Exercise aim >> Quote from the first line below through the line that contains "9.25, 9.5, 9.75, 10.0]", both included, and leave the pictures out.

Material provided >>
......

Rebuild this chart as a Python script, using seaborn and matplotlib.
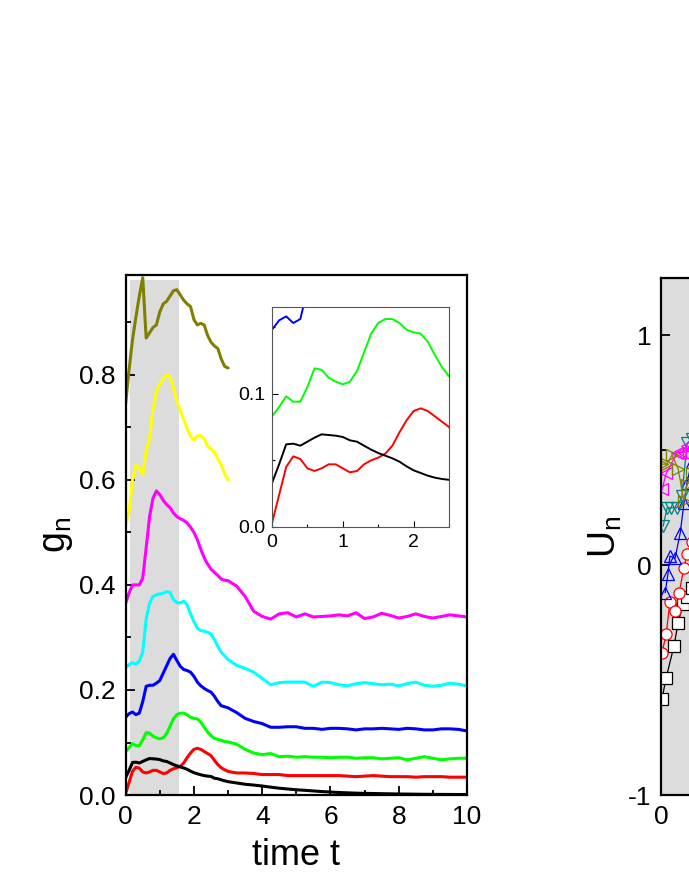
import matplotlib
matplotlib.use("Agg")
import matplotlib.pyplot as plt
import seaborn as sns
import pandas as pd
from matplotlib.ticker import MultipleLocator

# time grid (fine up to t=3, coarser afterwards)
t = [0.0, 0.1, 0.2, 0.3, 0.4, 0.5, 0.6, 0.7, 0.8, 0.9,
     1.0, 1.1, 1.2, 1.3, 1.4, 1.5, 1.6, 1.7, 1.8, 1.9,
     2.0, 2.1, 2.2, 2.3, 2.4, 2.5, 2.6, 2.7, 2.8, 2.9,
     3.0,
     3.25, 3.5, 3.75, 4.0, 4.25, 4.5, 4.75, 5.0,
     5.25, 5.5, 5.75, 6.0, 6.25, 6.5, 6.75, 7.0,
     7.25, 7.5, 7.75, 8.0, 8.25, 8.5, 8.75, 9.0,
     9.25, 9.5, 9.75, 10.0]

g_black = [0.033, 0.047, 0.062, 0.0625, 0.061, 0.064, 0.067, 0.0695, 0.069, 0.0685,
           0.0675, 0.065, 0.064, 0.061, 0.058, 0.0555, 0.0535, 0.0515, 0.049, 0.0455,
           0.0425, 0.0405, 0.0385, 0.037, 0.036, 0.0354, 0.032, 0.031, 0.029, 0.027,
           0.0255,
           0.023, 0.0205, 0.019, 0.0172, 0.015, 0.013, 0.0115, 0.010,
           0.009, 0.0078, 0.0066, 0.0057, 0.0049, 0.0042, 0.0036, 0.0032,
           0.0029, 0.0026, 0.0023, 0.002, 0.0018, 0.0016, 0.0014, 0.0013,
           0.0012, 0.0011, 0.001, 0.001]
g_red = [0.003, 0.024, 0.045, 0.053, 0.051, 0.044, 0.042, 0.044, 0.047, 0.047,
         0.044, 0.041, 0.042, 0.047, 0.05, 0.052, 0.055, 0.061, 0.071, 0.08,
         0.087, 0.089, 0.087, 0.083, 0.079, 0.075, 0.066, 0.058, 0.052, 0.048,
         0.045,
         0.042, 0.042, 0.041, 0.039, 0.039, 0.039, 0.037, 0.037,
         0.037, 0.037, 0.037, 0.037, 0.037, 0.036, 0.035, 0.036,
         0.037, 0.036, 0.035, 0.035, 0.035, 0.034, 0.035, 0.035,
         0.035, 0.034, 0.034, 0.034]
g_green = [0.083, 0.09, 0.098, 0.094, 0.094, 0.105, 0.119, 0.118, 0.112, 0.109,
           0.107, 0.109, 0.117, 0.131, 0.145, 0.153, 0.156, 0.156, 0.153, 0.148,
           0.146, 0.145, 0.139, 0.129, 0.12, 0.113, 0.108, 0.106, 0.104, 0.102,
           0.101,
           0.097, 0.087, 0.08, 0.077, 0.079, 0.073, 0.074, 0.072,
           0.073, 0.072, 0.072, 0.071, 0.072, 0.072, 0.07, 0.071,
           0.071, 0.069, 0.07, 0.071, 0.067, 0.07, 0.073, 0.07,
           0.067, 0.069, 0.07, 0.07]
g_blue = [0.148, 0.155, 0.158, 0.153, 0.156, 0.178, 0.207, 0.209, 0.209, 0.213,
          0.218, 0.232, 0.246, 0.26, 0.268, 0.256, 0.245, 0.239, 0.237, 0.234,
          0.226, 0.215, 0.208, 0.203, 0.199, 0.196, 0.188, 0.178, 0.17, 0.168,
          0.166,
          0.157, 0.146, 0.14, 0.136, 0.129, 0.129, 0.13, 0.13,
          0.127, 0.127, 0.125, 0.127, 0.127, 0.126, 0.124, 0.126,
          0.126, 0.127, 0.126, 0.125, 0.127, 0.126, 0.124, 0.124,
          0.126, 0.126, 0.125, 0.122]
g_cyan = [0.243, 0.248, 0.252, 0.249, 0.255, 0.272, 0.335, 0.365, 0.378, 0.381,
          0.383, 0.384, 0.387, 0.386, 0.372, 0.366, 0.366, 0.369, 0.362, 0.345,
          0.33, 0.318, 0.313, 0.312, 0.31, 0.306, 0.296, 0.283, 0.272, 0.265,
          0.258,
          0.247, 0.241, 0.234, 0.222, 0.21, 0.214, 0.215, 0.215,
          0.215, 0.207, 0.215, 0.214, 0.21, 0.208, 0.212, 0.214,
          0.212, 0.21, 0.211, 0.208, 0.212, 0.215, 0.209, 0.207,
          0.209, 0.213, 0.211, 0.208]
g_magenta = [0.365, 0.385, 0.4, 0.4, 0.4, 0.413, 0.47, 0.53, 0.565, 0.579,
             0.572, 0.561, 0.553, 0.547, 0.537, 0.53, 0.526, 0.523, 0.518, 0.51,
             0.5, 0.486, 0.468, 0.452, 0.44, 0.43, 0.424, 0.418, 0.411, 0.409,
             0.408,
             0.398, 0.378, 0.35, 0.34, 0.335, 0.345, 0.347, 0.339,
             0.345, 0.339, 0.34, 0.341, 0.343, 0.341, 0.347, 0.336,
             0.339, 0.346, 0.342, 0.337, 0.34, 0.345, 0.34, 0.337,
             0.34, 0.343, 0.341, 0.339]
g_yellow = [0.515, 0.54, 0.6, 0.628, 0.62, 0.61, 0.655, 0.678, 0.735, 0.768,
            0.783, 0.792, 0.8, 0.797, 0.775, 0.75, 0.732, 0.715, 0.698, 0.683,
            0.676, 0.684, 0.684, 0.678, 0.664, 0.659, 0.652, 0.64, 0.628, 0.612,
            0.6]
g_olive = [0.745, 0.81, 0.867, 0.91, 0.95, 0.985, 0.87, 0.88, 0.89, 0.895,
           0.92, 0.935, 0.94, 0.95, 0.96, 0.962, 0.952, 0.942, 0.935, 0.93,
           0.905, 0.895, 0.898, 0.895, 0.875, 0.862, 0.855, 0.85, 0.83, 0.816,
           0.813]

curves = [("olive", g_olive), ("yellow", g_yellow), ("magenta", g_magenta),
          ("cyan", g_cyan), ("blue", g_blue), ("green", g_green),
          ("red", g_red), ("black", g_black)]
palette = {"black": "#000000", "red": "#ff0000", "green": "#00ff00",
           "blue": "#0000ff", "cyan": "#00ffff", "magenta": "#ff00ff",
           "yellow": "#ffff00", "olive": "#808000"}

rows = []
for name, vals in curves:
    for ti, v in zip(t, vals):
        rows.append({"t": ti, "g": v, "n": name})
df = pd.DataFrame(rows)

# right panel (only its left edge is in the picture)
u_t = {
    "sq": [0.03, 0.15, 0.38, 0.5, 0.64, 0.76, 0.9],
    "ci": [0.03, 0.15, 0.26, 0.41, 0.53, 0.67, 0.76, 0.9],
    "up": [0.12, 0.2, 0.26, 0.41, 0.56, 0.67, 0.76, 0.9],
    "dn": [0.06, 0.18, 0.29, 0.47, 0.61, 0.76, 0.9],
    "lt": [0.03, 0.15, 0.47, 0.56, 0.67, 0.76, 0.9],
    "rt": [0.03, 0.18, 0.32, 0.5, 0.67, 0.76, 0.9],
}
u_val = {
    "sq": [-0.58, -0.49, -0.35, -0.25, -0.17, -0.14, -0.1],
    "ci": [-0.38, -0.30, -0.16, -0.20, -0.12, -0.01, 0.05, 0.1],
    "up": [-0.12, -0.04, 0.04, 0.03, 0.14, 0.27, 0.36, 0.45],
    "dn": [0.17, 0.25, 0.25, 0.25, 0.30, 0.53, 0.55],
    "lt": [0.33, 0.40, 0.49, 0.49, 0.49, 0.52, 0.5],
    "rt": [0.44, 0.44, 0.48, 0.42, 0.28, 0.35, 0.4],
}
u_style = {"sq": ("s", "#000000", "white"), "ci": ("o", "#ff0000", "white"),
           "up": ("^", "#0000ff", "none"), "dn": ("v", "#008080", "none"),
           "lt": ("<", "#ff00ff", "none"), "rt": (">", "#808000", "none")}

sns.set_style("ticks")
plt.rcParams["font.family"] = ["Liberation Sans", "DejaVu Sans"]
plt.rcParams["mathtext.default"] = "regular"
plt.rcParams["axes.unicode_minus"] = False
plt.rcParams["text.color"] = "black"
plt.rcParams["axes.labelcolor"] = "black"
plt.rcParams["xtick.color"] = "black"
plt.rcParams["ytick.color"] = "black"

fig = plt.figure(figsize=(6.89, 8.92), dpi=100)

# main panel
ax = fig.add_axes([0.1824, 0.1087, 0.4954, 0.583])
ax.axvspan(0.13, 1.57, ymin=0, ymax=0.99, color="#dcdcdc", lw=0, zorder=0)
sns.lineplot(data=df, x="t", y="g", hue="n", palette=palette, lw=2.2,
             legend=False, ax=ax, estimator=None, sort=False)
ax.set_xlim(0, 10)
ax.set_ylim(0, 0.99)
ax.xaxis.set_major_locator(MultipleLocator(2))
ax.xaxis.set_minor_locator(MultipleLocator(1))
ax.yaxis.set_major_locator(MultipleLocator(0.2))
ax.yaxis.set_minor_locator(MultipleLocator(0.1))
ax.tick_params(which="major", direction="in", length=6.5, width=1.3,
               labelsize=19, pad=7, colors="black")
ax.tick_params(which="minor", direction="in", length=3.5, width=1.3, colors="black")
for s in ax.spines.values():
    s.set_linewidth(1.6)
    s.set_color("black")
ax.set_xlabel("time t", fontsize=26, labelpad=7)
ax.set_ylabel("g$_n$", fontsize=27, labelpad=3)

# inset
axin = fig.add_axes([0.3948, 0.4092, 0.2569, 0.2466])
inset = df[df["n"].isin(["black", "red", "green", "blue"]) & (df["t"] <= 2.6)]
sns.lineplot(data=inset, x="t", y="g", hue="n", palette=palette, lw=1.4,
             legend=False, ax=axin, estimator=None, sort=False)
axin.set_xlim(0, 2.5)
axin.set_ylim(0, 0.165)
axin.set_xticks([0, 1, 2])
axin.set_yticks([0.0, 0.1])
axin.xaxis.set_minor_locator(MultipleLocator(0.5))
axin.yaxis.set_minor_locator(MultipleLocator(0.05))
axin.tick_params(which="major", direction="in", length=4, width=0.8,
                 labelsize=14, pad=5, colors="black")
axin.tick_params(which="minor", direction="in", length=2.5, width=0.8, colors="black")
axin.set_xlabel("")
axin.set_ylabel("")
for s in axin.spines.values():
    s.set_linewidth(0.8)
    s.set_color("#555555")

# right panel, cut by the figure edge
ax2 = fig.add_axes([0.9594, 0.1087, 0.4964, 0.5796])
ax2.axvspan(0, 1.57, color="#dcdcdc", lw=0, zorder=0)
for key in u_t:
    m, c, fc = u_style[key]
    sns.lineplot(x=u_t[key], y=u_val[key], ax=ax2, color=c, lw=0.9,
                 marker=m, markersize=8, markerfacecolor=fc,
                 markeredgecolor=c, markeredgewidth=0.9,
                 estimator=None, sort=False)
ax2.set_xlim(0, 10)
ax2.set_ylim(-1, 1.25)
ax2.set_xticks([0])
ax2.yaxis.set_major_locator(MultipleLocator(1))
ax2.yaxis.set_minor_locator(MultipleLocator(0.5))
ax2.tick_params(which="major", direction="in", length=6.5, width=1.3,
                labelsize=19, pad=7, colors="black")
ax2.tick_params(which="minor", direction="in", length=3.5, width=1.3, colors="black")
for s in ax2.spines.values():
    s.set_linewidth(1.6)
    s.set_color("black")
ax2.set_ylabel("U$_n$", fontsize=27, labelpad=3)

fig.savefig("out.png", dpi=100)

......

Full answer >>
Rebuild this chart as a Python script, using seaborn and matplotlib.
import matplotlib
matplotlib.use("Agg")
import matplotlib.pyplot as plt
import seaborn as sns
import pandas as pd
from matplotlib.ticker import MultipleLocator

# time grid (fine up to t=3, coarser afterwards)
t = [0.0, 0.1, 0.2, 0.3, 0.4, 0.5, 0.6, 0.7, 0.8, 0.9,
     1.0, 1.1, 1.2, 1.3, 1.4, 1.5, 1.6, 1.7, 1.8, 1.9,
     2.0, 2.1, 2.2, 2.3, 2.4, 2.5, 2.6, 2.7, 2.8, 2.9,
     3.0,
     3.25, 3.5, 3.75, 4.0, 4.25, 4.5, 4.75, 5.0,
     5.25, 5.5, 5.75, 6.0, 6.25, 6.5, 6.75, 7.0,
     7.25, 7.5, 7.75, 8.0, 8.25, 8.5, 8.75, 9.0,
     9.25, 9.5, 9.75, 10.0]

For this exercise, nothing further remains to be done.